## begin
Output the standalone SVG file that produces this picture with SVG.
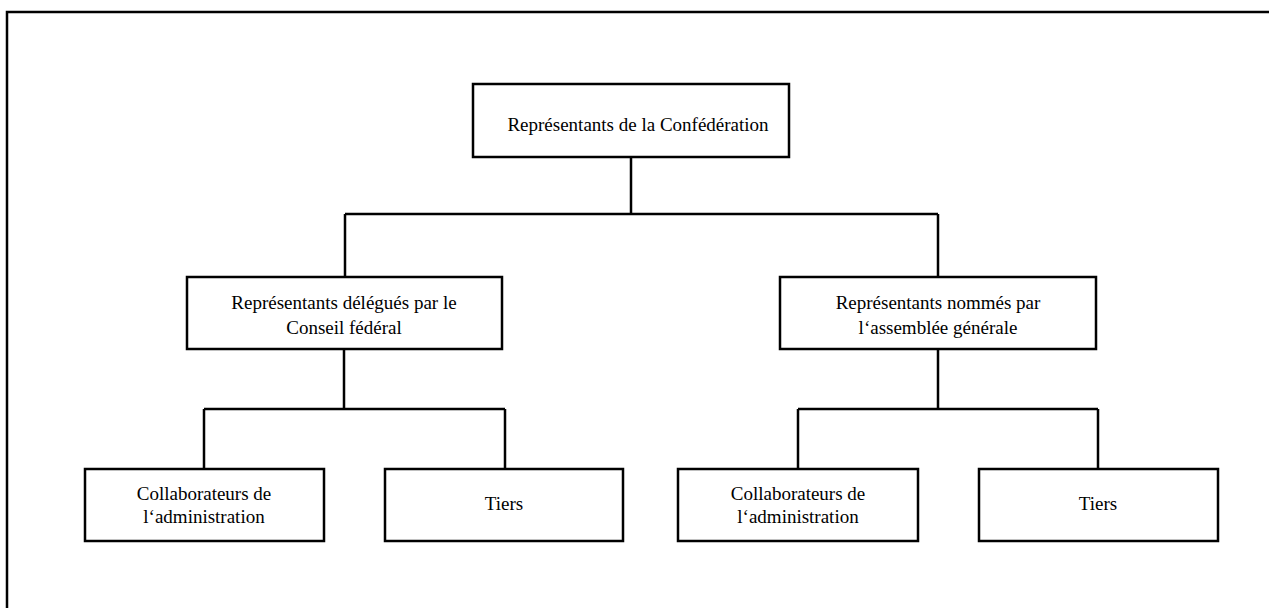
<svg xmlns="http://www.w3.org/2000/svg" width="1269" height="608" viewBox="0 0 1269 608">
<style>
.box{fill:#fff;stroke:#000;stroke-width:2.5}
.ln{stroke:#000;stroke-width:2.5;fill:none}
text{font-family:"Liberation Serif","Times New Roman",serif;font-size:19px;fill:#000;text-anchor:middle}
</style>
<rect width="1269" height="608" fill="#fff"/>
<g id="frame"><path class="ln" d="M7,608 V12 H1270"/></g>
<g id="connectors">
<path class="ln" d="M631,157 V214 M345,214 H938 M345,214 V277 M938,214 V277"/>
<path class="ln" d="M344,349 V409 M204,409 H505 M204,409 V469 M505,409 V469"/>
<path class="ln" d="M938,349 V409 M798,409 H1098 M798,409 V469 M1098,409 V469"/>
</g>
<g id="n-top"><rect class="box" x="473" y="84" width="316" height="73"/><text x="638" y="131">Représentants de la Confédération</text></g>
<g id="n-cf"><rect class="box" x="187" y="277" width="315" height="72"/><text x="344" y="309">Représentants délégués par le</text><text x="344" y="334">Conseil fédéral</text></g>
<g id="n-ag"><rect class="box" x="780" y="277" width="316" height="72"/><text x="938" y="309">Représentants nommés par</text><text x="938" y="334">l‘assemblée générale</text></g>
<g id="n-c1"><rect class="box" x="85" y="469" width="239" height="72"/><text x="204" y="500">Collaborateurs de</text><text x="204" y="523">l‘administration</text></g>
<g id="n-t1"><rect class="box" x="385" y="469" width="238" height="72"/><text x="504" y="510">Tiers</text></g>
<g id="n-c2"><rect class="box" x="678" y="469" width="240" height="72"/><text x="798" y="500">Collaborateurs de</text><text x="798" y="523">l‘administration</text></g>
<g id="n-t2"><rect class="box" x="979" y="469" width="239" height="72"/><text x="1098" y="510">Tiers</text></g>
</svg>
## end
Write the material out again exactly as it appears, dropping the pictures.

Output the standalone SVG file that produces this picture with SVG.
<svg xmlns="http://www.w3.org/2000/svg" width="1269" height="608" viewBox="0 0 1269 608">
<style>
.box{fill:#fff;stroke:#000;stroke-width:2.5}
.ln{stroke:#000;stroke-width:2.5;fill:none}
text{font-family:"Liberation Serif","Times New Roman",serif;font-size:19px;fill:#000;text-anchor:middle}
</style>
<rect width="1269" height="608" fill="#fff"/>
<g id="frame"><path class="ln" d="M7,608 V12 H1270"/></g>
<g id="connectors">
<path class="ln" d="M631,157 V214 M345,214 H938 M345,214 V277 M938,214 V277"/>
<path class="ln" d="M344,349 V409 M204,409 H505 M204,409 V469 M505,409 V469"/>
<path class="ln" d="M938,349 V409 M798,409 H1098 M798,409 V469 M1098,409 V469"/>
</g>
<g id="n-top"><rect class="box" x="473" y="84" width="316" height="73"/><text x="638" y="131">Représentants de la Confédération</text></g>
<g id="n-cf"><rect class="box" x="187" y="277" width="315" height="72"/><text x="344" y="309">Représentants délégués par le</text><text x="344" y="334">Conseil fédéral</text></g>
<g id="n-ag"><rect class="box" x="780" y="277" width="316" height="72"/><text x="938" y="309">Représentants nommés par</text><text x="938" y="334">l‘assemblée générale</text></g>
<g id="n-c1"><rect class="box" x="85" y="469" width="239" height="72"/><text x="204" y="500">Collaborateurs de</text><text x="204" y="523">l‘administration</text></g>
<g id="n-t1"><rect class="box" x="385" y="469" width="238" height="72"/><text x="504" y="510">Tiers</text></g>
<g id="n-c2"><rect class="box" x="678" y="469" width="240" height="72"/><text x="798" y="500">Collaborateurs de</text><text x="798" y="523">l‘administration</text></g>
<g id="n-t2"><rect class="box" x="979" y="469" width="239" height="72"/><text x="1098" y="510">Tiers</text></g>
</svg>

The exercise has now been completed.